Zé Ricardo – O The Town mostra a sua força porque todos os seus palcos são palcos fortes. Mesmo que não estivesse no The Town, o palco São Paulo Square, por exemplo, venderia, por si só, muitos ingressos, assim como o palco Factory ou o The One.
Temos uma grandiosidade de artistas em todos os palcos, com milhares de seguidores. O Bruno Mars vem para um show exclusivo na América do Sul, o que é privilégio de um festival que tem muita capacidade de contratação.
O The One tem um diálogo de música internacional e nacional, é um palco muito poderoso, que venderia ingressos totalmente fora do The Town. Esses conjuntos fazem com que o The Town se firme como um dos maiores festivais da América do Sul já no seu primeiro ano.
E seu line-up tem artistas de várias partes do Brasil. A riqueza artística no São Paulo Square, por exemplo, inclui Esperanza Spalding e Hermeto Pascoal. Temos todos os dias uma big band recebendo só cantoras mulheres, duas cantoras por dia fazendo sempre homenagens a grandes divas do jazz internacional e nacional, porque aqui colocamos Elis Regina e Elza Soares como cantoras de jazz, que é o lugar delas também.
Cada palco tem a sua narrativa muito clara, nenhum artista está ali por um projeto de contratação, e sim por um projeto de curadoria. Em um país tão amplo e diverso culturalmente como o Brasil, você consegue encontrar no The Town partes de vários lugares.
iFN – Qual a importância da curadoria do The One em termos de fortalecimento da cultura brasileira?
Zé Ricardo – O The One é o maior exemplo de como no The Town utilizamos artistas para serem personagens principais das narrativas que queremos contar. Ele tem uma importância enorme para a cultura brasileira, mas também para o diálogo de humanidade que está se apresentando no mundo.
No dia 10, temos Marina Sena cantando Gal Costa, Pabllo Vittar recebendo Liniker e Jup do Bairro, Jão, Gloria Groove. As pessoas superficialmente poderiam olhar e falar que é um dia de temática LGBTQIAP+.
Mas a nossa proposta é que esse dia seja de olhar para o futuro, em que as pessoas possam ser quem elas são, sem julgamentos, sem nenhum tipo de preconceito. Essa é uma provocação do The Town, uma afirmação da importância de nós podermos ser quem nós somos, e o The One é protagonista nesse diálogo.
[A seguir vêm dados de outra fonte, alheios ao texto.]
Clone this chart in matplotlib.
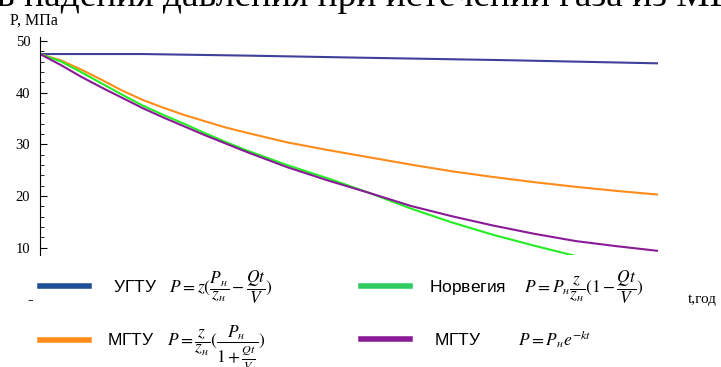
import matplotlib
matplotlib.use('Agg')
import matplotlib.pyplot as plt
from matplotlib.ticker import MultipleLocator

plt.rcParams['mathtext.fontset'] = 'stix'

# время, годы (ось без подписей), давление, МПа
t_ugtu = [0, 5, 10, 15.5, 22.8, 30]
p_ugtu = [47.5, 47.5, 47.2, 46.8, 46.3, 45.7]

t = [0, 1, 2, 3, 4, 5, 6, 7, 8, 9, 10, 12, 14, 16, 18, 20, 22, 24, 26, 28, 30]
p_mgtu1 = [47.5, 46.3, 44.5, 42.5, 40.4, 38.6, 37.1, 35.7, 34.5, 33.3, 32.3,
           30.4, 28.9, 27.5, 26.1, 24.8, 23.7, 22.7, 21.8, 21.0, 20.3]
p_mgtu2 = [47.5, 45.4, 43.1, 41.0, 39.0, 37.0, 35.2, 33.5, 31.8, 30.2, 28.6,
           25.6, 23.0, 20.6, 18.1, 16.1, 14.3, 12.7, 11.3, 10.3, 9.4]

t_norw = [0, 1, 2, 3, 4, 5, 6, 7, 8, 9, 10, 12, 14, 16, 18, 20, 22, 24, 26, 27]
p_norw = [47.5, 46.1, 44.0, 41.8, 39.6, 37.5, 35.7, 34.0, 32.2, 30.5, 28.9,
          26.0, 23.4, 20.6, 17.6, 14.9, 12.5, 10.4, 8.4, 7.5]

lab_ugtu = r'УГТУ   $P = z(\dfrac{P_н}{z_н} - \dfrac{Qt}{V})$'
lab_mgtu1 = r'МГТУ   $P = \dfrac{z}{z_н}(\dfrac{P_н}{1 + \frac{Qt}{V}})$'
lab_norw = r'Норвегия    $P = P_н\dfrac{z}{z_н}(1 - \dfrac{Qt}{V})$'
lab_mgtu2 = r'МГТУ        $P = P_н e^{-kt}$'

fig = plt.figure(figsize=(7.21, 3.67), dpi=100)
ax = fig.add_axes([40/721, 112/367, 618/721, 218/367])

l1, = ax.plot(t_ugtu, p_ugtu, color='#3f3f9c', lw=1.5)
l2, = ax.plot(t, p_mgtu1, color='#ff8c1a', lw=1.5)
l3, = ax.plot(t_norw, p_norw, color='#22ee22', lw=1.5)
l4, = ax.plot(t, p_mgtu2, color='#8a1a96', lw=1.5)

ax.set_xlim(0, 30)
ax.set_ylim(8.6, 50.8)
for s in ['top', 'right', 'bottom']:
    ax.spines[s].set_visible(False)
ax.set_xticks([])
ax.yaxis.set_major_locator(MultipleLocator(10))
ax.yaxis.set_minor_locator(MultipleLocator(2))
ax.tick_params(axis='y', which='major', direction='in', length=5, pad=7, labelsize=10.5)
ax.tick_params(axis='y', which='minor', direction='in', length=3)
for lb in ax.get_yticklabels():
    lb.set_family('Liberation Serif')

fig.text(-0.004, 361/367, 'в падения давления при истечении газа из МГ',
         fontsize=27, family='Liberation Serif', va='baseline')
fig.text(10/721, 342/367, 'P, МПа', fontsize=11.5, family='Liberation Serif',
         va='baseline')
fig.text(688/721, 67/367, 't,год', fontsize=11, family='Liberation Serif',
         va='center')
fig.text(27/721, 67/367, '–', fontsize=8, va='center')

entries = [
    (l1, lab_ugtu, 40, 287, '#1f4e96', 1.38),
    (l2, lab_mgtu1, 40, 348, '#ff8c1a', 1.05),
    (l3, lab_norw, 361, 287, '#2ecc60', 1.1),
    (l4, lab_mgtu2, 361, 339, '#8a1a96', 1.4),
]
for h, lab, x, y, c, pad in entries:
    leg = fig.legend([h], [lab], loc='center left',
                     bbox_to_anchor=(x/721, 1 - y/367), frameon=False,
                     handlelength=2.8, handletextpad=pad, borderpad=0,
                     borderaxespad=0, prop={'family': 'Liberation Sans', 'size': 12.5})
    lh = leg.legend_handles[0]
    lh.set_linewidth(4)
    lh.set_color(c)

fig.savefig('out.png', dpi=100)
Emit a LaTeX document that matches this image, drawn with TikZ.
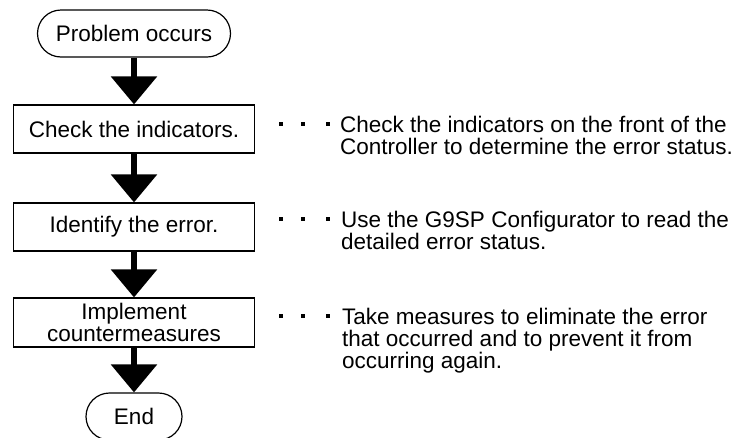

No dia 7, teremos um diálogo da música preta mundial, começando com o samba da Maria Rita, passando pela música africana, com a Angélique Kidjo, ganhadora do Grammy e a mais premiada artista da África.
Depois vamos para o hip-hop com jazz do Masego, e acabamos no pop soul RnB do Ne-Yo. É uma narrativa musical muito clara, e esses artistas são grandes protagonistas para nos ajudarem a contar essa história.
No dia 3, temos Matuê, Ney Matogrosso e Seu Jorge em um diálogo de gerações, mostrando para o público que é possível curtir um festival com pessoas de diferentes idades, em que todo mundo acaba encontrando o seu lugar.
A ideia é que o The One seja a música além da música, que coloque as pessoas para pensar em seus preconceitos e suas miopias enquanto sociedade. É uma provocação através do entretenimento.